Much of the show was an extended visit to Lake Woebegon, the fictional Minnesota town in which Keillor set many of weekly radio monologues. He talked about his parents, who married when their first child already was well on his way.

“Sin and shame welded these two people together,” he said, and they stayed together for 64 years, celebrating their anniversary only on the 50th.

He mentioned his childhood nickname of “Wiener,” part of the legacy of a crueler age.

“It sort of turned me against education in my formative years,” he said.

He talked about his high school speech teacher, who suggested that the nearsighted Keillor give speeches without his glasses, so that he would feel like he wasn’t speaking to classmates but to a Renoir painting.

“When someone gives you the gift of talking to people you cannot see,” he said, “you have taken the first step toward radio.”

And he talked of his Uncle Jack, who drank too much and cheated on his wife but loved poetry and would recite Edgar Allan Poe’s “Annabel Lee” on fishing trips.

Twain, by the way, hated Poe’s writing only a little less than he hated Jane Austen’s. “I could read his prose on salary,” he once wrote of Poe, “but not Jane’s. Jane is entirely impossible. It seems a great pity that they allowed her to die a natural death.”

Toward the end of the show, Keillor reflected on death, which as he ages begins to seem like “the most boring thing that could ever happen to you.” But he said that we all reflect on our legacy, and he was aware that radio leaves no legacy whatsoever. Writers usually suffer the same fate, leaving behind only unread books on library shelves.

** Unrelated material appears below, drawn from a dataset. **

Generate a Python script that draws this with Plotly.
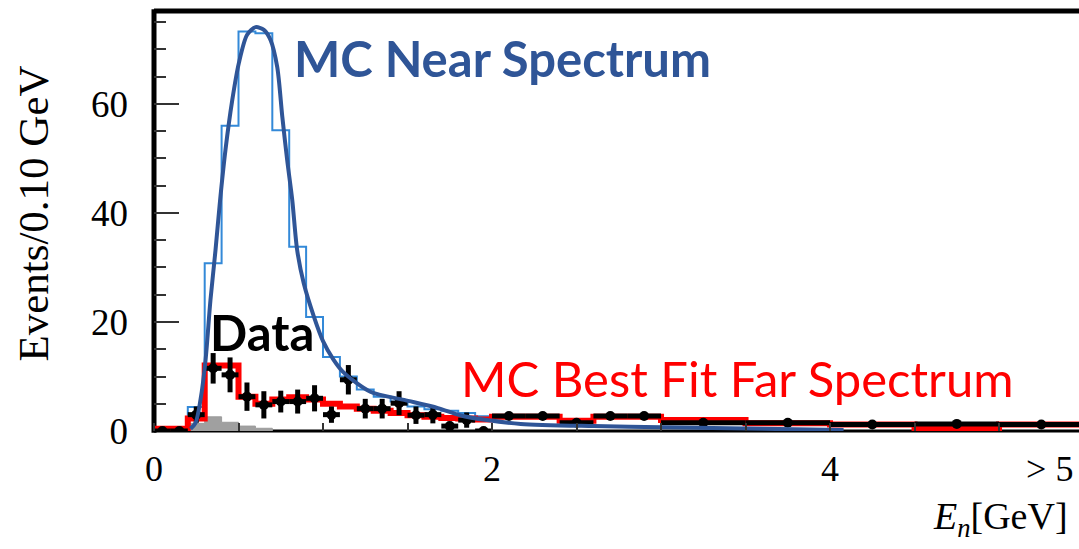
import plotly.graph_objects as go

# ---- binned spectra (0.10 GeV bins up to 2 GeV) ----
fine_edges = [0.0, 0.1, 0.2, 0.3, 0.4, 0.5, 0.6, 0.7, 0.8, 0.9, 1.0,
              1.1, 1.2, 1.3, 1.4, 1.5, 1.6, 1.7, 1.8, 1.9, 2.0]

# MC near spectrum (histogram outline)
near_edges = fine_edges[2:]
near_counts = [4.4, 30.8, 56.0, 73.3, 73.0, 55.2, 33.8, 20.9, 13.6, 10.0,
               7.6, 6.3, 5.4, 4.5, 4.0, 3.7, 3.3, 2.7]

# MC best-fit far spectrum (fine bins, then wider bins above 2 GeV)
far_edges = fine_edges + [2.2, 2.4, 2.6, 2.8, 3.0, 3.5, 4.0, 4.5, 5.0, 5.5]
far_counts = [0.4, 0.4, 2.3, 12.0, 12.0, 6.3, 5.0, 5.8, 6.2, 5.8,
              5.0, 4.5, 4.1, 3.7, 3.3, 2.9, 2.6, 2.4, 2.3, 2.1,
              2.6, 2.6, 1.9, 2.6, 2.6, 2.0, 1.4, 1.2, 0.4, 1.2]

# background contribution (filled)
bkg_edges = [0.2, 0.3, 0.4, 0.5, 0.6, 0.7]
bkg_counts = [1.4, 2.6, 1.6, 0.9, 0.5]

# ---- data ----
data_e = [0.05, 0.15, 0.25, 0.35, 0.45, 0.55, 0.65, 0.75, 0.85, 0.95,
          1.05, 1.15, 1.25, 1.35, 1.45, 1.55, 1.65, 1.75, 1.85, 1.95,
          2.1, 2.3, 2.5, 2.7, 2.9, 3.25, 3.75, 4.25, 4.75, 5.25]
data_n = [0.0, 0.0, 3.0, 11.5, 10.3, 6.3, 4.8, 5.4, 5.4, 6.0,
          3.0, 9.4, 4.1, 4.1, 5.1, 2.9, 3.0, 0.9, 2.0, 0.0,
          2.75, 2.75, 1.5, 2.75, 2.75, 1.5, 1.5, 1.2, 1.3, 1.2]
data_err = [0, 0, 1.5, 2.8, 3.2, 2.6, 2.5, 2.0, 2.2, 2.4,
            1.5, 2.7, 1.8, 1.8, 2.2, 1.6, 1.6, 0.8, 1.4, 0,
            0, 0, 0, 0, 0, 0, 0, 0, 0, 0]
data_halfwidth = [0.05] * 20 + [0.1] * 5 + [0.25] * 5

# ---- smooth near-spectrum curve ----
curve_e = [0.216, 0.246, 0.275, 0.305, 0.334, 0.364, 0.39, 0.423, 0.463, 0.502,
           0.551, 0.601, 0.65, 0.69, 0.729, 0.759, 0.788, 0.818, 0.847, 0.886,
           0.946, 1.0, 1.06, 1.12, 1.28, 1.48, 1.68, 1.81, 1.97, 2.17, 2.6, 3.0,
           3.6, 4.08]
curve_v = [0.4, 1.5, 5.7, 13.0, 24.0, 33.2, 42.0, 51.6, 60.7, 67.5,
           72.7, 74.1, 73.6, 71.7, 66.8, 57.7, 49.7, 42.4, 33.2, 27.1,
           21.0, 16.5, 13.2, 10.8, 7.2, 5.7, 4.2, 2.9, 2.0, 1.3, 0.9, 0.7,
           0.4, 0.2]

y_ticks = [0, 20, 40, 60]
x_tickvals = [0, 2, 4, 5.3]
x_ticktext = ["0", "2", "4", "> 5"]


def step_xy(edges, counts):
    """Return x/y for an 'hv' step line that starts from zero."""
    ys = list(counts) + [counts[-1]]
    return [edges[0]] + list(edges), [0] + ys


fig = go.Figure()

# background (grey fill)
bx, by = step_xy(bkg_edges, bkg_counts)
fig.add_trace(go.Scatter(x=bx + [bkg_edges[-1]], y=by + [0], mode="lines",
                         line=dict(shape="hv", color="#9c9c9c", width=1),
                         fill="tozeroy", fillcolor="#a0a0a0",
                         hoverinfo="skip"))

# MC near spectrum histogram outline
nx, ny = step_xy(near_edges, near_counts)
fig.add_trace(go.Scatter(x=nx, y=ny, mode="lines",
                         line=dict(shape="hv", color="#3389d8", width=2),
                         hoverinfo="skip"))

# MC best-fit far spectrum
fig.add_trace(go.Scatter(x=far_edges, y=far_counts + [far_counts[-1]], mode="lines",
                         line=dict(shape="hv", color="#ff0000", width=6),
                         hoverinfo="skip"))

# data points with errors
fig.add_trace(go.Scatter(x=data_e, y=data_n, mode="markers",
                         marker=dict(color="black", size=10),
                         error_x=dict(type="data", array=data_halfwidth,
                                      color="black", thickness=5, width=0),
                         error_y=dict(type="data", array=data_err,
                                      color="black", thickness=5, width=0),
                         hoverinfo="skip"))

# smooth near-spectrum curve
fig.add_trace(go.Scatter(x=curve_e, y=curve_v, mode="lines",
                         line=dict(shape="spline", smoothing=0.8,
                                   color="#2f5597", width=4),
                         hoverinfo="skip"))

serif = "Liberation Serif"

fig.update_layout(
    width=1079, height=549,
    margin=dict(l=154, r=0, t=11, b=118),
    paper_bgcolor="white", plot_bgcolor="white",
    showlegend=False,
    xaxis=dict(range=[0, 5.473], showgrid=False, zeroline=False, showline=False,
               tickmode="array", tickvals=x_tickvals, ticktext=x_ticktext,
               ticks="", ticklabelstandoff=13,
               tickfont=dict(family=serif, size=36, color="black"),
               minor=dict(tickmode="linear", tick0=0, dtick=0.5, ticks="inside",
                          ticklen=8, tickwidth=2, tickcolor="#333", showgrid=False)),
    yaxis=dict(range=[0, 77.06], showgrid=False, zeroline=False, showline=False,
               tickmode="array", tickvals=y_ticks, ticks="inside", ticklen=25,
               tickwidth=2, tickcolor="#333", ticklabelstandoff=25,
               tickfont=dict(family=serif, size=37, color="black"),
               minor=dict(tickmode="linear", tick0=0, dtick=5, ticks="inside",
                          ticklen=12, tickwidth=2, tickcolor="#333", showgrid=False)),
    shapes=[
        dict(type="line", xref="paper", yref="paper", x0=0, x1=0, y0=-0.004, y1=1.004,
             line=dict(color="black", width=5), layer="below"),
        dict(type="line", xref="paper", yref="paper", x0=0, x1=1, y0=1, y1=1,
             line=dict(color="black", width=5), layer="below"),
        dict(type="line", xref="paper", yref="paper", x0=0, x1=1, y0=0, y1=0,
             line=dict(color="black", width=3), layer="below"),
    ],
)

fig.add_annotation(text="Events/0.10 GeV", xref="paper", yref="paper",
                   x=-0.13, y=0.517, textangle=-90, showarrow=False,
                   xanchor="center", yanchor="middle",
                   font=dict(family=serif, size=43, color="black"))
fig.add_annotation(text="<i>E</i><sub><i>n</i></sub>[GeV]", xref="paper", yref="paper",
                   x=0.990, y=-0.21, showarrow=False,
                   xanchor="right", yanchor="middle",
                   font=dict(family=serif, size=38, color="black"))

fig.add_annotation(text="<b>MC Near Spectrum</b>", xref="paper", yref="paper",
                   x=(292 - 154) / 925, y=(431 - 58) / 420, showarrow=False,
                   xanchor="left", yanchor="middle",
                   font=dict(family="Lato", size=49, color="#2f5597"))
fig.add_annotation(text="<b>Data</b>", xref="paper", yref="paper",
                   x=(208 - 154) / 925, y=(431 - 332) / 420, showarrow=False,
                   xanchor="left", yanchor="middle",
                   font=dict(family="Lato", size=49, color="black"))
fig.add_annotation(text="MC Best Fit Far Spectrum", xref="paper", yref="paper",
                   x=(459 - 154) / 925, y=(431 - 378) / 420, showarrow=False,
                   xanchor="left", yanchor="middle",
                   font=dict(family="Lato", size=49, color="#ff0000"))

fig.write_html("out.html")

“I have written a whole bunch of novels,” Keillor said, “and I can read parts of them without suffering.”

Instead, he said, he hoped to be remembered for his limericks, and he rattled off four or five original limericks, including one that incorporated “Pocatello” and another that used “Billings.” Unfortunately, I have forgotten them all.

Keillor ended the show the same way he began, leading another medley of classic songs: “Red River Valley,” “Goodnight, Irene” and “Swing Low, Sweet Chariot” before ending with “How Great Thou Art” and “Amen.”

The crowd leapt to their feet with a standing ovation, and he returned to the stage for a final bow. He is all of the Mark Twain we’ve got, and we hated to see him go.